According to the U.S. Department of Labor (DOL), EAPs have been shown to contribute to decreased absenteeism, reduced accidents and fewer workers’ compensation claims, greater employee retention, fewer labor disputes, and significantly reduced medical costs arising from the early identification and treatment of individual mental health and substance abuse issues. The fact that insurers offer EAPs for little or no cost suggests that industry experts believe EAP benefits help cut down on other claims.
Notably, EAPs are making great strides in becoming more accessible for younger, tech-driven workers, via website redesign and app development. Nonetheless, if your employees don’t know about your EAP, it makes little difference that a trained psychologist is ready to face-time with a worker contemplating suicide.
Although EAPs keep identities confidential, you can receive a usage report from your provider showing if the plan is being used, how frequently, and which services. The reports can help you determine if you are effectively disseminating information about the EAP, identify some of the more common issues afflicting your workforce, and reveal whether you are getting your money’s worth.
Are EAPs Subject to COBRA or ERISA?
Whether EAPs are subject to COBRA or the Employee Retirement Income Security Act (ERISA) depends on a particular employer’s plan—mainly its structure and benefits.
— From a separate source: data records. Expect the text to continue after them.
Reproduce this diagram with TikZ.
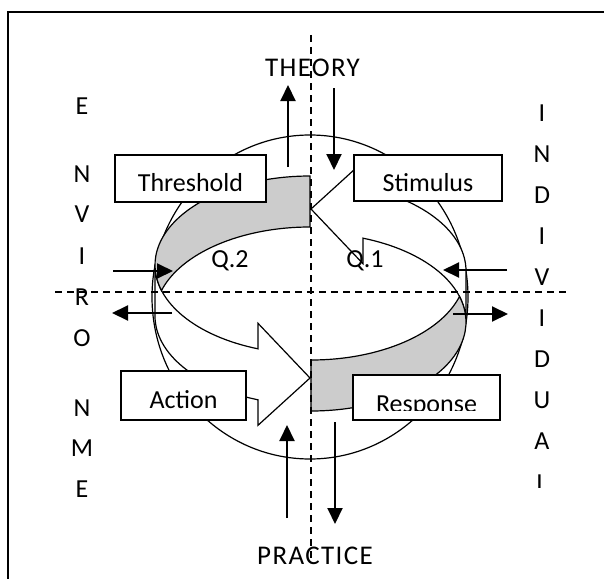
\documentclass[tikz,border=0pt]{standalone}
\usepackage{fontspec}
\setmainfont{Carlito}
\usetikzlibrary{arrows.meta}

\begin{document}
\begin{tikzpicture}[x=1pt,y=-1pt,line width=1.2pt,
    every node/.style={font=\fontsize{26}{30}\selectfont,inner sep=0pt},
    letter/.style={anchor=base},
    heading/.style={anchor=base,font=\fontsize{27}{30}\selectfont\addfontfeatures{LetterSpace=5}},
    labelbox/.style={draw,fill=white,line width=1.3pt,minimum height=47pt,text height=26pt,text depth=0pt},
    flow/.style={line width=2pt,-{Triangle[length=16pt,width=15pt]}},
    axisline/.style={line width=1.2pt,dash pattern=on 7pt off 5pt},
    frontband/.style={fill=white},
    backband/.style={fill=black!20}]

  \useasboundingbox (0,0) rectangle (604,578);
  \clip (0,0) rectangle (604,578);

  % The outer frame
  \draw[line width=1.5pt] (8,12) rectangle (640,620);

  % Letters down both sides
  \foreach \ch/\yy [count=\i] in {E/114,N/182,V/222,I/264,R/305,O/346,N/416,M/456,E/497}
    \node[letter] (env\i) at (82,\yy) {\ch};
  \foreach \ch [count=\i] in {I,N,D,I,V,I,D,U,A}
    \node[letter] (ind\i) at (542,80.5+41*\i) {\ch};
  \begin{scope}
    \clip (520,440) rectangle (565,487);
    \node[letter] (ind10) at (542,491.5) {L};
  \end{scope}

  \node[heading] (theory) at (312.5,76) {THEORY};
  \node[heading] (practice) at (315,564) {PRACTICE};

  % The circle
  \draw (310,297) ellipse [x radius=158,y radius=162];

  % The two curved arrows, the second one turned half round
  \foreach \turn in {0,180}{
    \begin{scope}[rotate around={\turn:(310.5,293.5)}]
      \filldraw[frontband] (155,265)
        arc[start angle=180,end angle=109.6,x radius=155,y radius=89]
        -- (258,323.3) -- (310,378) -- (258,425.3) -- (258,399.8)
        arc[start angle=109.6,end angle=180,x radius=155,y radius=89] -- cycle;
      \filldraw[backband] (310,227)
        arc[start angle=270,end angle=196.65,x radius=155,y radius=89]
        arc[start angle=163.35,end angle=270,x radius=155,y radius=89] -- cycle;
    \end{scope}
  }

  \node[letter] (q2) at (230,267) {Q.2};
  \node[letter] (q1) at (365,267) {Q.1};

  % Dashed axes
  \coordinate (vtop) at (311,35);
  \coordinate (vbot) at (311,563);
  \coordinate (hleft) at (55,292);
  \coordinate (hright) at (567,292);
  \draw[axisline] (vtop) -- (vbot);
  \draw[axisline] (hleft) -- (hright);

  % Straight arrows in and out
  \foreach \a/\b/\c/\d [count=\i] in {288/167/288/85,334/88/334/170,287/518/287/425,335/422/335/524,
      113/271/173/271,172/313/112/313,507/270/443/270,453/314/508/314}{
    \coordinate (from\i) at (\a,\b);
    \coordinate (to\i) at (\c,\d);
    \draw[flow] (from\i) -- (to\i);
  }

  % Boxes
  \node[labelbox,minimum width=151pt] (threshold) at (190.5,178.5) {Threshold};
  \node[labelbox,minimum width=148pt,minimum height=46pt] (stimulus) at (428,178) {Stimulus};
  \node[labelbox,minimum width=125pt,minimum height=49pt] (action) at (183.5,395.5) {Action};
  \node[labelbox,minimum width=147pt,minimum height=45pt] (response) at (426.5,397.5) {};
  \begin{scope}
    \clip (response.north west) rectangle ([yshift=10pt]response.south east);
    \node[letter] (responsetext) at (426.5,412) {Response};
  \end{scope}

\end{tikzpicture}
\end{document}
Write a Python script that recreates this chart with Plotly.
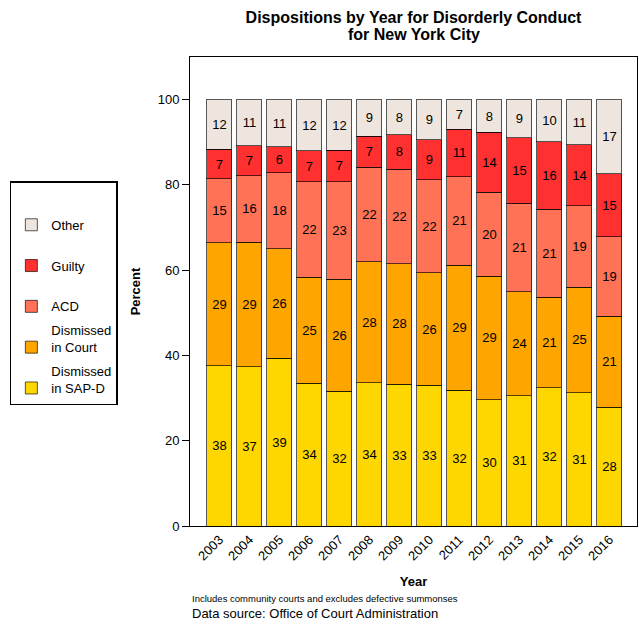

Although regulatory exposure should be considered as you select a plan, you should weigh that element against your particular needs and the productivity benefits that an EAP may provide.
EAPs that offer medical benefits such as direct counseling and treatment rather than just referrals for counseling and treatment are likely subject to ERISA and COBRA. The decisive factor will be whether the plan provides medical or licensed professional care. If your EAP is staffed with trained counselors (whether internally or through an outside service provider) who actually provide the counseling, it will most likely be considered a group health plan and will be subject to COBRA. Similarly, if it provides medical benefits, it’s likely to be considered a welfare benefit plan subject to ERISA. Depending on the above, it may also be subject to other laws such as the Affordable Care Act (ACA).
In contrast, if your EAP is staffed with untrained persons who simply provide referrals to employees in need of counseling or medical treatment, then the EAP may not be subject to ERISA or COBRA. COBRA EAP compliance can be particularly frustrating and complex.
Every day, millions of Americans are showing up to work stressed and exhausted and may even pose a threat to themselves or others. Assisting them isn’t just a higher calling or moral obligation—it directly affects workplace productivity and thus the bottom line of every business. Employers today should seriously look into EAPs, get a plan that best suits their own and their workforce’s particular needs, and make sure it is effectively used by management and employees alike.